Shape Memory and Superelasticity: From Scientific Curiosity to Life Saving Technology
Dieter Stoeckel, Nitinol Devices and Components, Inc.
Friday, April 22, 2011
This seminar is part of the Jones Seminars on Science, Technology, and Society series
Shape Memory and Superelasticity are effects associated with the thermo-elastic martensitic transformation in equi-atomic or near equi-atomic Titanium-Nickel intermetallic compounds, commonly called Nitinol. While the term shape memory is used to describe the phenomenon of restoring a predetermined shape through heating, after having "plastically" deformed that shape, the term superelasticity refers to the enormous elasticity of the material. During the past 20 years Nitinol has evolved from a scientific curiosity into the material of choice for medical devices and implants. Its unusual properties allow the miniaturization and functionality of instruments for minimally invasive therapies, and its pronounced stress hysteresis makes implants biomechanically compatible with the body's structures. Nitinol also exhibits excellent corrosion resistance, biocompatibility and MR compatibility.

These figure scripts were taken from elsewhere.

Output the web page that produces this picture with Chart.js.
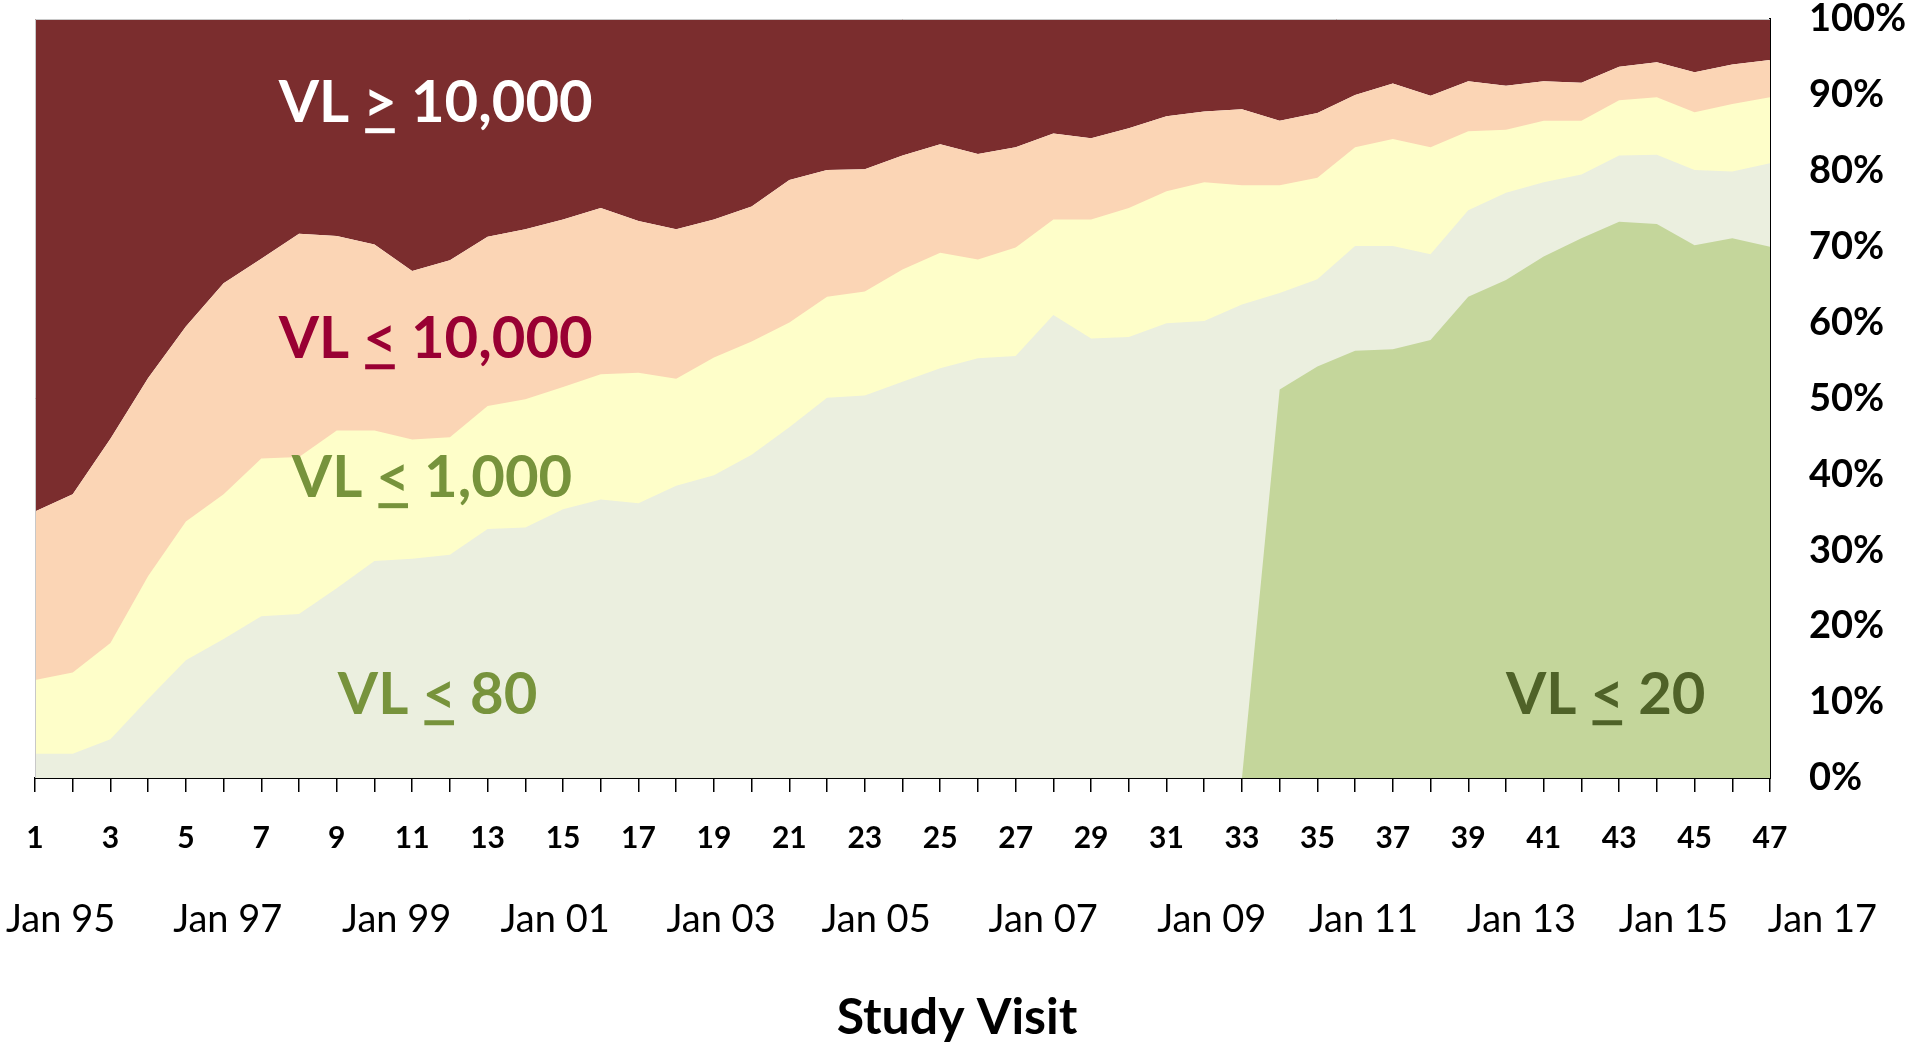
<!DOCTYPE html>
<html>
<head>
<meta charset="utf-8">
<script src="https://cdn.jsdelivr.net/npm/chart.js@4.4.1/dist/chart.umd.min.js"></script>
<style>
  html, body { margin: 0; padding: 0; background: #fff; }
  #wrap { position: relative; width: 1907px; height: 1046px; }
</style>
</head>
<body>
<div id="wrap"><canvas id="vlChart"></canvas></div>
<script>
// study visits (x categories)
const visits = ['1','2','3','4','5','6','7','8','9','10','11','12','13','14','15','16',
  '17','18','19','20','21','22','23','24','25','26','27','28','29','30','31','32',
  '33','34','35','36','37','38','39','40','41','42','43','44','45','46','47'];

// cumulative % of participants at or below each viral load threshold
const le20 = [0,0,0,0,0,0,0,0,0,0,0,0,0,0,0,0,0,0,0,0,0,0,0,0,0,0,0,0,0,0,0,0,
  0,51.2,54.2,56.3,56.5,57.7,63.4,65.6,68.7,71.1,73.3,73.0,70.2,71.1,70.0];
const le80 = [3.2,3.2,5.1,10.4,15.5,18.3,21.3,21.6,25.0,28.6,28.9,29.4,32.8,33.0,35.4,36.7,
  36.2,38.5,39.9,42.6,46.2,50.1,50.4,52.2,54.0,55.3,55.6,61.0,57.9,58.1,59.9,60.2,
  62.4,63.9,65.7,70.1,70.1,69.0,74.8,77.1,78.5,79.5,82.0,82.1,80.1,79.9,81.0];
const le1000 = [12.9,13.9,17.8,26.6,33.8,37.4,42.1,42.3,45.8,45.8,44.6,44.9,49.0,49.9,51.5,53.2,
  53.4,52.6,55.4,57.5,60.0,63.4,64.1,67.0,69.2,68.3,69.9,73.6,73.6,75.1,77.3,78.5,
  78.1,78.1,79.1,83.1,84.2,83.1,85.2,85.4,86.6,86.6,89.3,89.7,87.7,88.8,89.7];
const lt10000 = [35.1,37.4,44.7,52.7,59.5,65.2,68.4,71.7,71.4,70.3,66.8,68.2,71.3,72.3,73.6,75.1,
  73.4,72.3,73.6,75.3,78.8,80.1,80.2,82.0,83.5,82.2,83.1,84.9,84.3,85.6,87.2,87.8,
  88.1,86.6,87.6,90.0,91.5,89.9,91.8,91.2,91.8,91.6,93.7,94.3,93.0,94.0,94.6];

// right axis ticks
const yTicks = [0, 10, 20, 30, 40, 50, 60, 70, 80, 90, 100];

// calendar dates under the visit numbers (visit number where each January falls)
const dateLabels = ['Jan 95','Jan 97','Jan 99','Jan 01','Jan 03','Jan 05',
  'Jan 07','Jan 09','Jan 11','Jan 13','Jan 15','Jan 17'];
const dateVisit = [1.68, 6.11, 10.59, 14.79, 19.19, 23.3, 27.73, 32.2, 36.22, 40.41, 44.44, 48.39];

const FONT = "Lato, 'Open Sans', sans-serif";

// in-chart band labels: [before, sign, after, colour, visit, pct]
const bandLabels = [
  ['VL ', '>', ' 10,000', '#ffffff', 7.46, 86.4],
  ['VL ', '<', ' 10,000', '#990033', 7.46, 55.3],
  ['VL ', '<', ' 1,000', '#77933c', 7.81, 37.0],
  ['VL ', '<', ' 80', '#77933c', 9.03, 8.4],
  ['VL ', '<', ' 20', '#4f6228', 40.0, 8.4]
];

const extras = {
  id: 'extras',
  afterDatasetsDraw(chart) {
    const ctx = chart.ctx, x = chart.scales.x, y = chart.scales.y;
    const a = chart.chartArea;
    ctx.save();
    // faint plot frame on top/left
    ctx.strokeStyle = '#c8c8c8';
    ctx.lineWidth = 1;
    ctx.beginPath();
    ctx.moveTo(a.left + 0.5, a.bottom);
    ctx.lineTo(a.left + 0.5, a.top + 0.5);
    ctx.lineTo(a.right, a.top + 0.5);
    ctx.stroke();

    ctx.font = 'bold 58px ' + FONT;
    ctx.textBaseline = 'alphabetic';
    ctx.textAlign = 'left';
    bandLabels.forEach(l => {
      let px = x.getPixelForValue(l[4] - 1);
      const py = y.getPixelForValue(l[5]);
      ctx.fillStyle = l[3];
      ctx.fillText(l[0], px, py);
      px += ctx.measureText(l[0]).width;
      const w = ctx.measureText(l[1]).width;
      ctx.fillText(l[1], px, py);
      ctx.fillRect(px + 2, py + 6, w - 4, 5);
      px += w;
      ctx.fillText(l[2], px, py);
    });

    // date row
    ctx.fillStyle = '#000';
    ctx.font = '38px ' + FONT;
    ctx.textAlign = 'center';
    dateLabels.forEach((d, i) => {
      ctx.fillText(d, x.getPixelForValue(dateVisit[i] - 1), 932);
    });

    // axis title
    ctx.font = 'bold 50px ' + FONT;
    ctx.fillText('Study Visit', 957, 1034);
    ctx.restore();
  }
};

const ds = (label, data, color, fill) => ({
  label, data, fill,
  backgroundColor: color,
  borderWidth: 0,
  pointRadius: 0,
  tension: 0
});

new Chart(document.getElementById('vlChart'), {
  type: 'line',
  data: {
    labels: visits,
    datasets: [
      ds('VL <= 20', le20, '#c4d69b', 'origin'),
      ds('VL <= 80', le80, '#ebefdf', 'origin'),
      ds('VL <= 1,000', le1000, '#fefec9', 'origin'),
      ds('VL <= 10,000', lt10000, '#fbd5b5', 'origin'),
      ds('VL >= 10,000', lt10000, '#7b2d2e', 'end')
    ]
  },
  options: {
    responsive: true,
    maintainAspectRatio: false,
    animation: false,
    layout: { padding: { left: 35, top: 19, right: 0, bottom: 0 } },
    plugins: { legend: { display: false }, tooltip: { enabled: false } },
    scales: {
      x: {
        grid: { drawOnChartArea: false, drawTicks: true, tickLength: 14, color: '#000', lineWidth: 1.5 },
        border: { display: true, color: '#000', width: 2 },
        ticks: {
          autoSkip: false, maxRotation: 0, padding: 28, color: '#000',
          font: { family: FONT, size: 30, weight: 'bold' },
          callback: (v, i) => (i % 2 === 0 ? visits[i] : '')
        },
        afterFit: s => { s.height = 268; s.paddingLeft = 0; s.paddingRight = 0; }
      },
      y: {
        position: 'right',
        min: 0, max: 100,
        afterBuildTicks: s => { s.ticks = yTicks.map(v => ({ value: v })); },
        grid: { display: false, drawTicks: false },
        border: { display: true, color: '#000', width: 2 },
        ticks: {
          padding: 39, color: '#000',
          font: { family: FONT, size: 38, weight: 'bold' },
          callback: v => v + '%'
        },
        afterFit: s => { s.width = 137; s.paddingTop = 0; s.paddingBottom = 0; }
      }
    }
  },
  plugins: [extras]
});
</script>
</body>
</html>
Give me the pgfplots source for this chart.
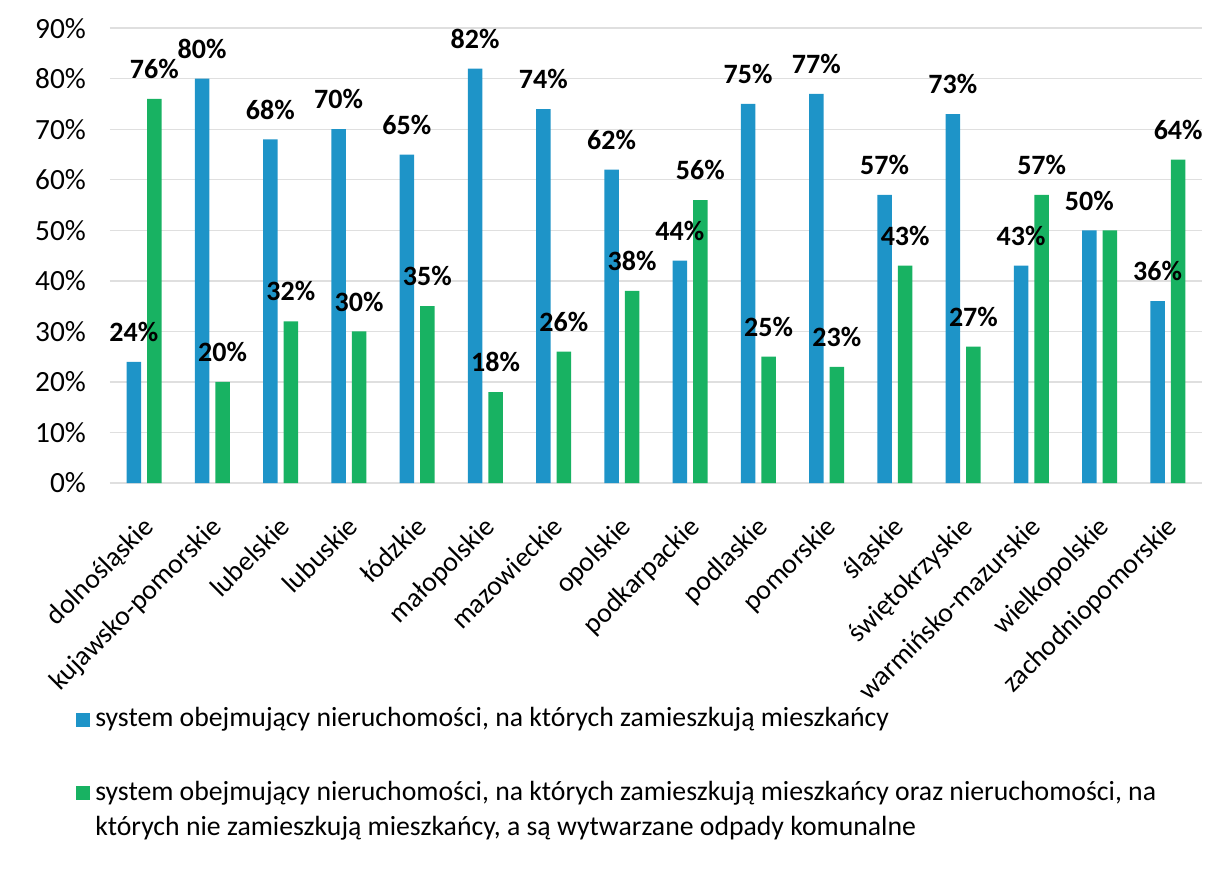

It has found particularly wide spread use in the treatment of cardiovascular disease, where it is used for self-expanding stents, filters, occlusion devices, heart valve frames, and various other devices. The presentation will focus on the engineering aspects of shape memory and superelasticity, as well as the material specific properties of Nitinol medical devices, like biased and temperature dependent stiffness, kink resistance, durability and fatigue.
About the Speaker
Dr. Dieter Stoeckel has been involved in the development and commercialization of advanced materials for over 40 years. He became interested in the shape memory effect during the late 1970s while researching alternatives for thermostatic bimetals. Ever since, he directed material research, process development and product innovation with shape memory and superelastic alloys, specifically Nitinol. He is currently Senior Advisor and a Member of the Board of Directors of NDC (Nitinol Devices & Components, Inc.), Fremont, CA, whose medical materials and components business he started in 1993, and where he served as president from 1995 until 1997, when the company was acquired by Johnson & Johnson. While at Johnson & Johnson, he was instrumental in the development and production of the market leading self-expanding Nitinol stents and filters for the Cordis franchise. In 2008 he co-lead the management buy-out for J&J's Nitinol business, which is now privately owned again. Dr. Stoeckel is also co-founder of Euroflex GmbH (1993, a Nitinol semi-finished materials manufacturer) and Admedes GmbH (1996, a producer of Nitinol medical components) in Germany. Prior to NDC, he worked at Raychem Corp. in Menlo Park, CA, an early pioneer in Nitinol technology, and at G. RAU in Pforzheim, Germany, a diversified metals producer. Dr. Stoeckel received an M.S. and Ph.D. in Physical Metallurgy from the University in Stuttgart (Max Planck Institute for Metals Research), Germany, in 1969 and 1972, respectively.